Task details ::
Copy exactly the lines from the start of the material through the line with "import matplotlib.pyplot as plt". Pictures stay out of the copy.

=== Source data ===

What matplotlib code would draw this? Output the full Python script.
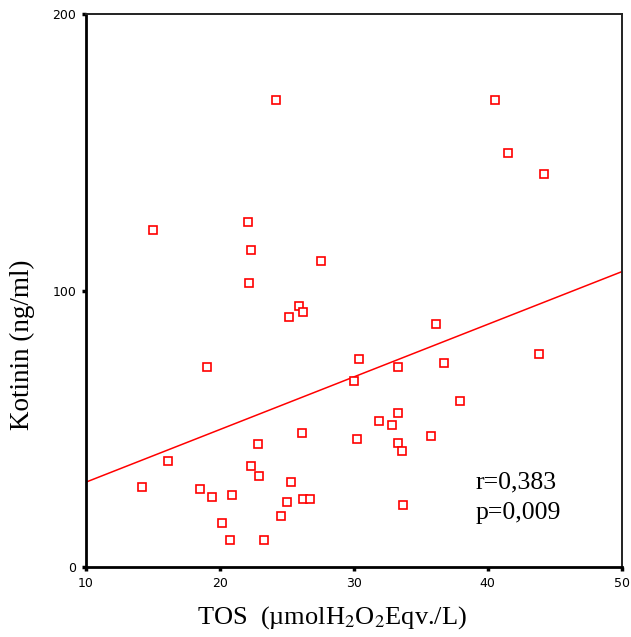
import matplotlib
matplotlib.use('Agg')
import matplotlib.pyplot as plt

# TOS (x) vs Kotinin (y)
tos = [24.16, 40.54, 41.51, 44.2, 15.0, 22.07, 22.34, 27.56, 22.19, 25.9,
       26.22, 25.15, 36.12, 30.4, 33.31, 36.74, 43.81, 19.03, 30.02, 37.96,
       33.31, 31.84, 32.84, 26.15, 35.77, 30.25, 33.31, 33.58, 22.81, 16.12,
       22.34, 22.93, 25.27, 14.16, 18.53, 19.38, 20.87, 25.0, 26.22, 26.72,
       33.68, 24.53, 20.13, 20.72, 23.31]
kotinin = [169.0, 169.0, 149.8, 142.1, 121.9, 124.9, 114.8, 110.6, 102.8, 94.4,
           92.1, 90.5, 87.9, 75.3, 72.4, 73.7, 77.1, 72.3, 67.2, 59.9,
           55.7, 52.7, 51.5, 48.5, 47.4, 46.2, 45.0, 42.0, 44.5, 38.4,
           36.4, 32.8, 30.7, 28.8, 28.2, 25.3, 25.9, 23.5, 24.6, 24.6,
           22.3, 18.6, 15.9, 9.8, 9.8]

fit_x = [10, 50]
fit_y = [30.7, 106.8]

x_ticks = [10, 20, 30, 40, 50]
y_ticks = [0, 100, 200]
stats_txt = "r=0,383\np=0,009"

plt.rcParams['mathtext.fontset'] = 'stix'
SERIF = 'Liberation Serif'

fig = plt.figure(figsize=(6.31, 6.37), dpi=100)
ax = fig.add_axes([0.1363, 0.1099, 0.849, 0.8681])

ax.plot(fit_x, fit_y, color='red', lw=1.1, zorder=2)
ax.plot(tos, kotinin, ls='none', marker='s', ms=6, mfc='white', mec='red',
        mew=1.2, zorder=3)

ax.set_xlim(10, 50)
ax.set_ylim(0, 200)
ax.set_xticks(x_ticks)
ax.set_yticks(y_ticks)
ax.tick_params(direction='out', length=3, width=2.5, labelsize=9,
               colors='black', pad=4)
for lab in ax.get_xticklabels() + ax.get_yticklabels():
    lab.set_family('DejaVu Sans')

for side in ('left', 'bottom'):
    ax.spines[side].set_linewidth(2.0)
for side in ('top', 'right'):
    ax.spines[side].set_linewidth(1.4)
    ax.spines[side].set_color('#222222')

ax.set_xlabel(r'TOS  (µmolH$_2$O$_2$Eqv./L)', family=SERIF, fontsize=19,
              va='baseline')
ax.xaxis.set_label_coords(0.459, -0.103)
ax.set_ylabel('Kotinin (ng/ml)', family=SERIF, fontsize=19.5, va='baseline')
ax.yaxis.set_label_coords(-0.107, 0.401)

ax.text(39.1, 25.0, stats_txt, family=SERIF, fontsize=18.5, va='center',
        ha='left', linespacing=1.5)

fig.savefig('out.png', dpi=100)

===

Response to the exercise ::
What matplotlib code would draw this? Output the full Python script.
import matplotlib
matplotlib.use('Agg')
import matplotlib.pyplot as plt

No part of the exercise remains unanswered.